REQUIRED TASK: Within the data that follows, set down exactly the lines from the one containing "What TikZ code" through the one containing "(14,-13) rectangle (1146,-1815);", both ends included.
**** DATASET EXCERPTS ****
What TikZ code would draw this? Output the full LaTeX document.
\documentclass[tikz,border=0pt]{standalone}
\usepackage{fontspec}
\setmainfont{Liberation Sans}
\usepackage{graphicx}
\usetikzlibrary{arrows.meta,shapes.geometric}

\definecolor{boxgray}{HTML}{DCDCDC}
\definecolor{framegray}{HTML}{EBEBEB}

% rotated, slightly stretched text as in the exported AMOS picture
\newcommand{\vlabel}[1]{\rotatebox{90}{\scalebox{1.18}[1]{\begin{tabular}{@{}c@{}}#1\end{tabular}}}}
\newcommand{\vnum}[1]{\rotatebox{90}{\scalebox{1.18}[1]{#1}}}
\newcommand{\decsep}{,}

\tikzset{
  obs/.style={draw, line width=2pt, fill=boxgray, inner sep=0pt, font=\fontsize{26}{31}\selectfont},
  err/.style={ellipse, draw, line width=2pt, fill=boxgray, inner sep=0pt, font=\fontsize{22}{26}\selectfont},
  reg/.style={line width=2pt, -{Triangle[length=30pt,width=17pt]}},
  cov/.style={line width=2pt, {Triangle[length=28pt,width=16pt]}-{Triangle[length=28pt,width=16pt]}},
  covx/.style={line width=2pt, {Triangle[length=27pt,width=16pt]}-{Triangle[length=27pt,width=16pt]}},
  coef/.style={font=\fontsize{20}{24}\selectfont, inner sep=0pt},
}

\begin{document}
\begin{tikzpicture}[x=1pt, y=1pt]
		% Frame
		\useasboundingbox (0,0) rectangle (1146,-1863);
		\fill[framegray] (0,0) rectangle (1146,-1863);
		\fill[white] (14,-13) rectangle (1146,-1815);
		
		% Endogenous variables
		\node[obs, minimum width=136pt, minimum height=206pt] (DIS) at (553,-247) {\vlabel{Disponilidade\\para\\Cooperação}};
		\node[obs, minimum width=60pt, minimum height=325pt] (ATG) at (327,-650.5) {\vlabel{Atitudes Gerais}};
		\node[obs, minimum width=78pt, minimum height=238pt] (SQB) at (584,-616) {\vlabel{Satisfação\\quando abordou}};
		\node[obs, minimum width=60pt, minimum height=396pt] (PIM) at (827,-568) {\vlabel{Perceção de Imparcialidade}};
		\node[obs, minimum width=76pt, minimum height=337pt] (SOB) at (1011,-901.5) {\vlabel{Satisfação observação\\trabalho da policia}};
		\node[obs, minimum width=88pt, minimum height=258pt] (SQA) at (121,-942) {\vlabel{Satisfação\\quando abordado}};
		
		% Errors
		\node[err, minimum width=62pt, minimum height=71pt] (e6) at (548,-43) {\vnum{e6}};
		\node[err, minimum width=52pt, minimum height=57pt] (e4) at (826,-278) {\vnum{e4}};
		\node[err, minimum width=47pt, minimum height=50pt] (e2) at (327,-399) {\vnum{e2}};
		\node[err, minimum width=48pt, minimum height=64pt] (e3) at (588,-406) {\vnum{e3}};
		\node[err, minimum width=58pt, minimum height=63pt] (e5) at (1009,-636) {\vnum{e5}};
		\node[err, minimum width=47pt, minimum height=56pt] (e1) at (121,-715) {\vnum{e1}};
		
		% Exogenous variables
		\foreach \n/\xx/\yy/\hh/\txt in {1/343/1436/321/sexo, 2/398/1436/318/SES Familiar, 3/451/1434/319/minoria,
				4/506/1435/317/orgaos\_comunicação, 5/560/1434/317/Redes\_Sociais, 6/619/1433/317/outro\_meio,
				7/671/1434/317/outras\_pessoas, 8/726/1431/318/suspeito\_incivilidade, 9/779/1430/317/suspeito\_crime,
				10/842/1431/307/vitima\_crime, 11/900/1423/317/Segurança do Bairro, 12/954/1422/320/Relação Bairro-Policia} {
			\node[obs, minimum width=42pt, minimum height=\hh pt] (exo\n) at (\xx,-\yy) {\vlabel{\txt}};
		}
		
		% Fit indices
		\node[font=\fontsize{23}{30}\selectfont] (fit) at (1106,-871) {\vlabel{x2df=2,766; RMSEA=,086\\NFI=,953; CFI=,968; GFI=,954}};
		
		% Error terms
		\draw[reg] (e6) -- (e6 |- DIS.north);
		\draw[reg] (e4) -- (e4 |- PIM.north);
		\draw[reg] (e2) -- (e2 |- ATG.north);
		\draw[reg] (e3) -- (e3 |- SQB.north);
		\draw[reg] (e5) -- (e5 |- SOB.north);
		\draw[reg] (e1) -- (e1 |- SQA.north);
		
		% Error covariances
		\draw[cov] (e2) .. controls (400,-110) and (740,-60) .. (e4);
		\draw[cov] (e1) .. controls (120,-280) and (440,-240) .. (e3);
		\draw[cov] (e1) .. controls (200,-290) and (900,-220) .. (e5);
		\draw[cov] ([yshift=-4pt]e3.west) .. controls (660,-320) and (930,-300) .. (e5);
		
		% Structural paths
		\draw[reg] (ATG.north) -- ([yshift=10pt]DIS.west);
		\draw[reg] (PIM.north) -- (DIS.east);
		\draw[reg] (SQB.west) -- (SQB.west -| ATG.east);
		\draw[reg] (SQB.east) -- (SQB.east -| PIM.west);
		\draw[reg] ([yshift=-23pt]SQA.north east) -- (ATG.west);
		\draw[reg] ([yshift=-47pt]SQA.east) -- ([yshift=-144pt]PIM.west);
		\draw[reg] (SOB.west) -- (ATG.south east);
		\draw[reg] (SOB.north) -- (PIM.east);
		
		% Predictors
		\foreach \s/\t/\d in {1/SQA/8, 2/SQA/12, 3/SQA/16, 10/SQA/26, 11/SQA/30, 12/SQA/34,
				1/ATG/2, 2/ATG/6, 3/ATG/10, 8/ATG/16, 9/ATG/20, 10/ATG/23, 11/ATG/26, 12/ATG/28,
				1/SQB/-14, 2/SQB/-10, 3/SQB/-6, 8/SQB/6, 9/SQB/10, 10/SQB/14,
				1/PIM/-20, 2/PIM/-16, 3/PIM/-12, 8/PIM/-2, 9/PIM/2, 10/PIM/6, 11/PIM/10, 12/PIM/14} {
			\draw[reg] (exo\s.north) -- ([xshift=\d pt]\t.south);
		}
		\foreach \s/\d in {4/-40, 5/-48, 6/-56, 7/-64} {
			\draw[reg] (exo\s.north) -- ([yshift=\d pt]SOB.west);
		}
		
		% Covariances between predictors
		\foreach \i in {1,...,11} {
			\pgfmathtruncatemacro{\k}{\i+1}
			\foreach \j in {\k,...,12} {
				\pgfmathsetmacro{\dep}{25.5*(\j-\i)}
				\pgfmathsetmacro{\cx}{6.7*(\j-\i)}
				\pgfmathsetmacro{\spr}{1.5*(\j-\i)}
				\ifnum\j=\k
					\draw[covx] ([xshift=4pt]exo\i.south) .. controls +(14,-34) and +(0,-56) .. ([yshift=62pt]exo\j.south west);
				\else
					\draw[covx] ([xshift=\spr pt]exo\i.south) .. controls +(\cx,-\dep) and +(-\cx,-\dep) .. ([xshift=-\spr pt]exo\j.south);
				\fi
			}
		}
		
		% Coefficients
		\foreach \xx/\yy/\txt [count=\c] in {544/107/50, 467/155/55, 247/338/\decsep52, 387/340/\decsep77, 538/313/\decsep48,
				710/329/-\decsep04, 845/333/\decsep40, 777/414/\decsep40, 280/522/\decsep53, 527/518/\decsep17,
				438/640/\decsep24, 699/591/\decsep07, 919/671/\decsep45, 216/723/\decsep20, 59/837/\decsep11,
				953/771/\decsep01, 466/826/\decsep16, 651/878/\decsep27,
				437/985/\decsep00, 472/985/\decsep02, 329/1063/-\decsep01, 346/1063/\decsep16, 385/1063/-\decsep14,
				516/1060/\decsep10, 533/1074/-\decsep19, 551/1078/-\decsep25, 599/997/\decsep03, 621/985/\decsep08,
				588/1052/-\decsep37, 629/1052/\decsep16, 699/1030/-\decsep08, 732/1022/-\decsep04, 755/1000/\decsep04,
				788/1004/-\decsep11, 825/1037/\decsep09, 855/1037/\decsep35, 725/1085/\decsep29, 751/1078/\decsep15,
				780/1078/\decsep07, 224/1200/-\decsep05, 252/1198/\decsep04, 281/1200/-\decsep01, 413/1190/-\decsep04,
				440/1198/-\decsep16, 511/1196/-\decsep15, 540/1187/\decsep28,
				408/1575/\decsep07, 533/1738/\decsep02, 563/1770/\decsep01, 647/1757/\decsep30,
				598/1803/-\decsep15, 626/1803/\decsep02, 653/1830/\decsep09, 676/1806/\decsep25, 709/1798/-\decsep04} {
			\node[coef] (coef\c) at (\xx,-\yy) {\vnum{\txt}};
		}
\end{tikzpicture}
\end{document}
****
**** DATASET EXCERPTS ****
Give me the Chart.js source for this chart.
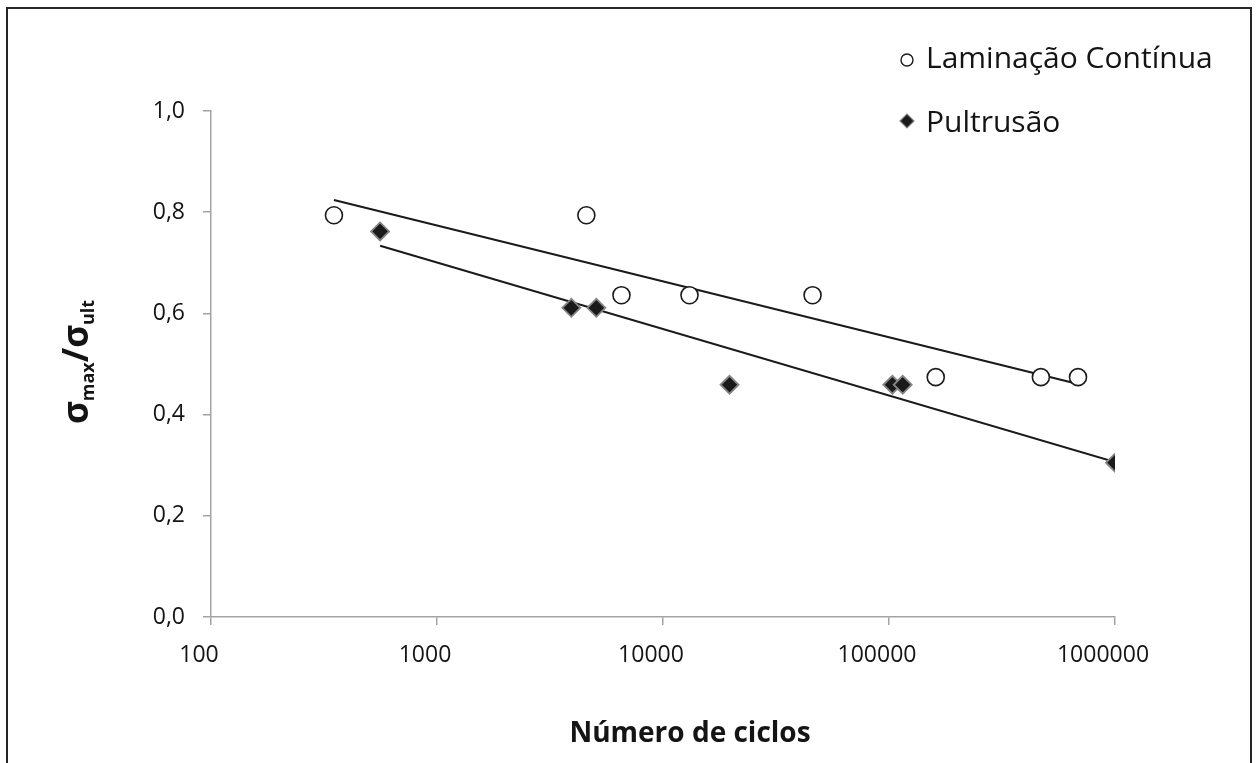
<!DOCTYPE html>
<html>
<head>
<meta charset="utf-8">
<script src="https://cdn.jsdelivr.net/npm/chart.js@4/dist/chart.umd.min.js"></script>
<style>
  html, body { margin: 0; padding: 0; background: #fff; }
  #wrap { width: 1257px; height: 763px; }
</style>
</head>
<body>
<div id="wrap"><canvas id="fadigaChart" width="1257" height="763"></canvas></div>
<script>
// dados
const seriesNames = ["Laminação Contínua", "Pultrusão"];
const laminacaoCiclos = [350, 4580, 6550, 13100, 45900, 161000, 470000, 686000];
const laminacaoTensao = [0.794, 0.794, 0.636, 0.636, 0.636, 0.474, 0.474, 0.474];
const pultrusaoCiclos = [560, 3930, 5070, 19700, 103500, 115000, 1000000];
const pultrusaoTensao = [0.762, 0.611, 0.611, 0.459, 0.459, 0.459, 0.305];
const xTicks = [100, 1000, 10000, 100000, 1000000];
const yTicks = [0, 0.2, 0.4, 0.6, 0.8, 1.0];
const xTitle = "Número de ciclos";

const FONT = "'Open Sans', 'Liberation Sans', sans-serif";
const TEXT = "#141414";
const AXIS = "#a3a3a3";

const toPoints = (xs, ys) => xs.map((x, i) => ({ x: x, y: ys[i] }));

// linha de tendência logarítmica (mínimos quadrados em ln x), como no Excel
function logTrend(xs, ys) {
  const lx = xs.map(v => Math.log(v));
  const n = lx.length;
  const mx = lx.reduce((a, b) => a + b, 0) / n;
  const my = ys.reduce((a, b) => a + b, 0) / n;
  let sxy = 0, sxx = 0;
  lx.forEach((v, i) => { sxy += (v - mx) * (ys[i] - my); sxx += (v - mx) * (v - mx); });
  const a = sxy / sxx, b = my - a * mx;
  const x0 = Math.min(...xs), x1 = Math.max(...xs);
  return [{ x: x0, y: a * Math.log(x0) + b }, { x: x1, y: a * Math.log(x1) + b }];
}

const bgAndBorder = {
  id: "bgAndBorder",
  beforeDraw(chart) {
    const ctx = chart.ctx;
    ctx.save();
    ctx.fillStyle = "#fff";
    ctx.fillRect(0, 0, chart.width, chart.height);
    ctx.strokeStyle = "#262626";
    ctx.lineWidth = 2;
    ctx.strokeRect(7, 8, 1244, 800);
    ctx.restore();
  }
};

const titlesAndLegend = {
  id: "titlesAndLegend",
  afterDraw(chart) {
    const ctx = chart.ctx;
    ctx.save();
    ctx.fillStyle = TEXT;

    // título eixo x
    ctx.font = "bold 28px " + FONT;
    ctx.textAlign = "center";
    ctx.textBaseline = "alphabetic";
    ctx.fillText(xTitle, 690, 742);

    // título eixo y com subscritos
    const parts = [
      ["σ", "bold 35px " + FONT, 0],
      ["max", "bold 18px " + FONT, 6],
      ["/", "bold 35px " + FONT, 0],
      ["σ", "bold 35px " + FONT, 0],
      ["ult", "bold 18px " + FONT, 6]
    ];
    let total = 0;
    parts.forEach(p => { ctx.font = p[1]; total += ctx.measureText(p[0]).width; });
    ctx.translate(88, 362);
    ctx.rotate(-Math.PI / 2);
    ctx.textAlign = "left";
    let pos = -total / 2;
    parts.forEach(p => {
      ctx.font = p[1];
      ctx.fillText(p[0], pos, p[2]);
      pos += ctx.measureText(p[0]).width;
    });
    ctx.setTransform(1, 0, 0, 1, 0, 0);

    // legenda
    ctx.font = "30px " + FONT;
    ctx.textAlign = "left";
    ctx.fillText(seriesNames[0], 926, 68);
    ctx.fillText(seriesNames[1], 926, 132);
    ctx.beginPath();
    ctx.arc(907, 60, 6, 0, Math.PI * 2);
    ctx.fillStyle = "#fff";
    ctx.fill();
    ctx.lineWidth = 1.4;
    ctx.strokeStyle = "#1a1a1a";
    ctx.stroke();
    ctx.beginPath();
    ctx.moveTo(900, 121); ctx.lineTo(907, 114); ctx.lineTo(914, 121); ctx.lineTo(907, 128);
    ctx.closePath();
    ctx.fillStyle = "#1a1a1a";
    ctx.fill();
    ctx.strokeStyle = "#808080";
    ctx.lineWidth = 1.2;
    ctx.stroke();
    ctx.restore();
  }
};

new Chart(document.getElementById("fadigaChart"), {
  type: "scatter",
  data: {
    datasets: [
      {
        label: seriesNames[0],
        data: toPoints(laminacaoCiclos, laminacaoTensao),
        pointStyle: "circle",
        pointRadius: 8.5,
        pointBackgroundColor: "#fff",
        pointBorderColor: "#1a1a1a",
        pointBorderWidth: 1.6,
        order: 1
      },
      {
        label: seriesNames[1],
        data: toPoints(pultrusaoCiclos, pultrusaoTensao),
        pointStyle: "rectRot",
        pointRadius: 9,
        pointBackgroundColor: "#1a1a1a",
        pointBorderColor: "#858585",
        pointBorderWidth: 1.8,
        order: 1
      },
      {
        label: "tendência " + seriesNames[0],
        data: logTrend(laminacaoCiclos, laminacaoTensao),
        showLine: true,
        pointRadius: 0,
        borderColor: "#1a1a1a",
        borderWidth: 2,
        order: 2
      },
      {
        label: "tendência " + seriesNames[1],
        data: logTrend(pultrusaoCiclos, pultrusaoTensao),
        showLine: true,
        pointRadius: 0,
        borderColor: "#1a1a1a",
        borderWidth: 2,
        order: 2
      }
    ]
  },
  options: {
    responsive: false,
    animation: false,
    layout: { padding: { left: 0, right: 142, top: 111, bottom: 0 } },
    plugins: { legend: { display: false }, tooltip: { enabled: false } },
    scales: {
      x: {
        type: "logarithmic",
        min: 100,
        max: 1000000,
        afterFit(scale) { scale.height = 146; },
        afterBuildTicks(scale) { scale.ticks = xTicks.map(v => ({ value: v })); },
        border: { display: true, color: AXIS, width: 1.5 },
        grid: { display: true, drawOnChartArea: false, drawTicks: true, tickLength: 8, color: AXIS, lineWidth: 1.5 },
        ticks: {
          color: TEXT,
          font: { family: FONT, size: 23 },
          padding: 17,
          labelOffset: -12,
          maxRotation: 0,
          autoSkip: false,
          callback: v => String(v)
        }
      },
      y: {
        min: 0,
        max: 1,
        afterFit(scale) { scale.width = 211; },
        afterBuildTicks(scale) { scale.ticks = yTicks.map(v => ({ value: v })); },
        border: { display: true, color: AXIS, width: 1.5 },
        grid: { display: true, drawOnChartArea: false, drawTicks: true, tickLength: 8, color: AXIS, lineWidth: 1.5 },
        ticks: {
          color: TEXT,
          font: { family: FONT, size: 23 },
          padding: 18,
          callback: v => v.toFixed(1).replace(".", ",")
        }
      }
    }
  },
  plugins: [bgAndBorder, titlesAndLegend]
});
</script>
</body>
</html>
****
**** DATASET EXCERPTS ****
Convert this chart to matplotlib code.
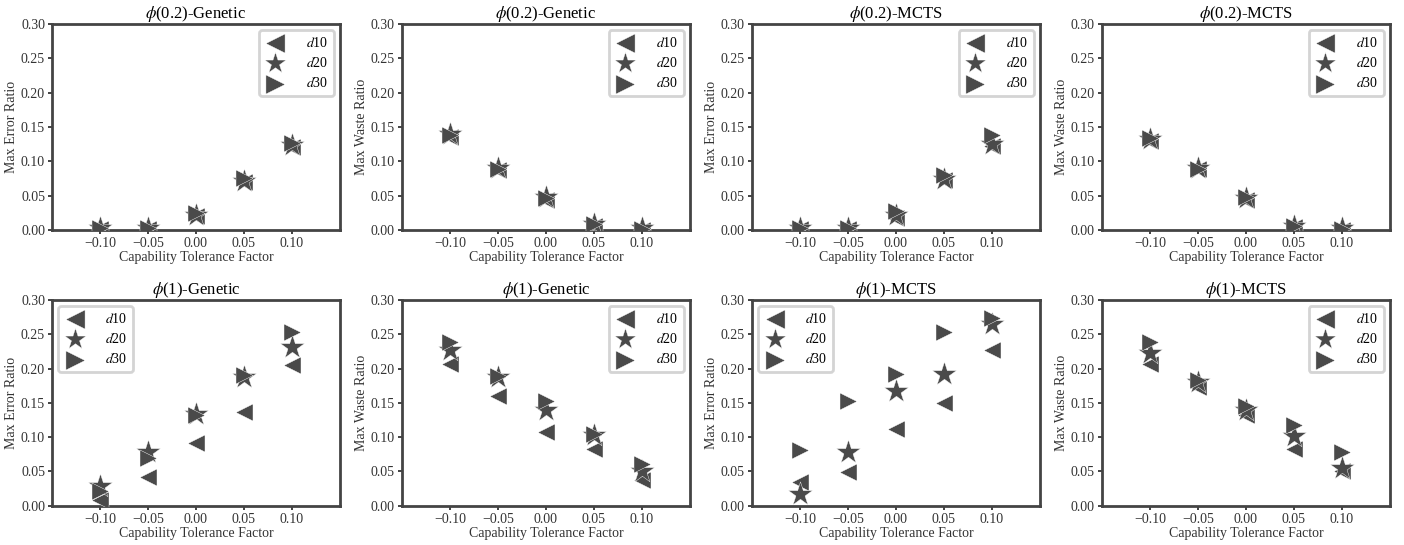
****
SOLUTION TO THIS PROBLEM:
What TikZ code would draw this? Output the full LaTeX document.
\documentclass[tikz,border=0pt]{standalone}
\usepackage{fontspec}
\setmainfont{Liberation Sans}
\usepackage{graphicx}
\usetikzlibrary{arrows.meta,shapes.geometric}

\definecolor{boxgray}{HTML}{DCDCDC}
\definecolor{framegray}{HTML}{EBEBEB}

% rotated, slightly stretched text as in the exported AMOS picture
\newcommand{\vlabel}[1]{\rotatebox{90}{\scalebox{1.18}[1]{\begin{tabular}{@{}c@{}}#1\end{tabular}}}}
\newcommand{\vnum}[1]{\rotatebox{90}{\scalebox{1.18}[1]{#1}}}
\newcommand{\decsep}{,}

\tikzset{
  obs/.style={draw, line width=2pt, fill=boxgray, inner sep=0pt, font=\fontsize{26}{31}\selectfont},
  err/.style={ellipse, draw, line width=2pt, fill=boxgray, inner sep=0pt, font=\fontsize{22}{26}\selectfont},
  reg/.style={line width=2pt, -{Triangle[length=30pt,width=17pt]}},
  cov/.style={line width=2pt, {Triangle[length=28pt,width=16pt]}-{Triangle[length=28pt,width=16pt]}},
  covx/.style={line width=2pt, {Triangle[length=27pt,width=16pt]}-{Triangle[length=27pt,width=16pt]}},
  coef/.style={font=\fontsize{20}{24}\selectfont, inner sep=0pt},
}

\begin{document}
\begin{tikzpicture}[x=1pt, y=1pt]
		% Frame
		\useasboundingbox (0,0) rectangle (1146,-1863);
		\fill[framegray] (0,0) rectangle (1146,-1863);
		\fill[white] (14,-13) rectangle (1146,-1815);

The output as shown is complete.